The Internet perpetuates all the information fed into it, accurate or not. Researchers go online, sometimes tracking references backwards to locate the original entry, sometimes not. There is almost never any cross checking of the initial source material. In the process history becomes distorted by these inaccuracies. I’m sure this relates to more than history, but in this field I’m painful aware of how bad the situation really is. At a time when information is becoming the currency of the world I’m discovering counterfeit coins being passed unwittingly from hand to hand without thought or concern as to their authenticity. Which is why those ratty old records, gazetteers, registers, lithographs, and my modern photocopies are piled high and stack so deep in an office where the central station is my computer, terabytes of storage, and a broad-band to the world.
I’ve begun to amass a new library, stored in the ether of cyberspace. Ironically it is for volumes of work that I haven’t been able to track down in museums and the special collections of libraries. Scanned copies of American Mechanics Magazine (c. 1825) and John Fitch’s “Millwrights and Miller’s Guide” (c.1795) are providing me with the original printings of historical material coupled with the convenience of a computer’s capacity for word searches. It’s a revolution that has been lost in the controversy over whether the issuing of e-books will supplant that of conventional publishing for popular novels, biographies, and reference works.

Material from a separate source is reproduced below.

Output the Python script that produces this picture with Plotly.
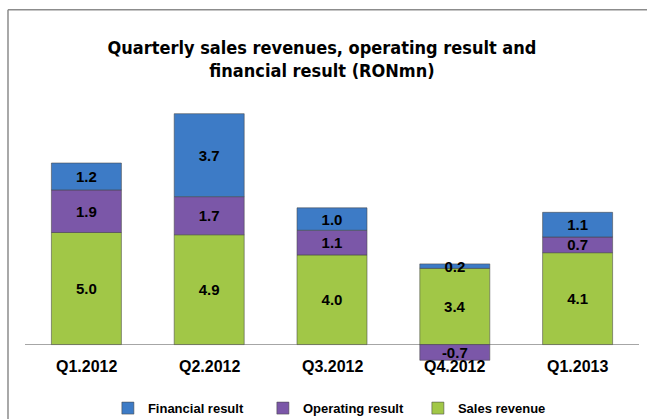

My old floppies are inaccessible, my computers no longer have parallel ports to connect to my zip drives, and my DVD players won’t read my CDs. My slide scanner is no longer compatible with my updated software and I now use three different types of flash cards, each successive one smaller than the last -- at least I have a reader that accepts all sizes. Who knows what future wind will blow my cloud-stored data over the horizon? Yet from experience I do know of one storage method that will survive for centuries and will always be readily accessible: just open a good old-fashion book.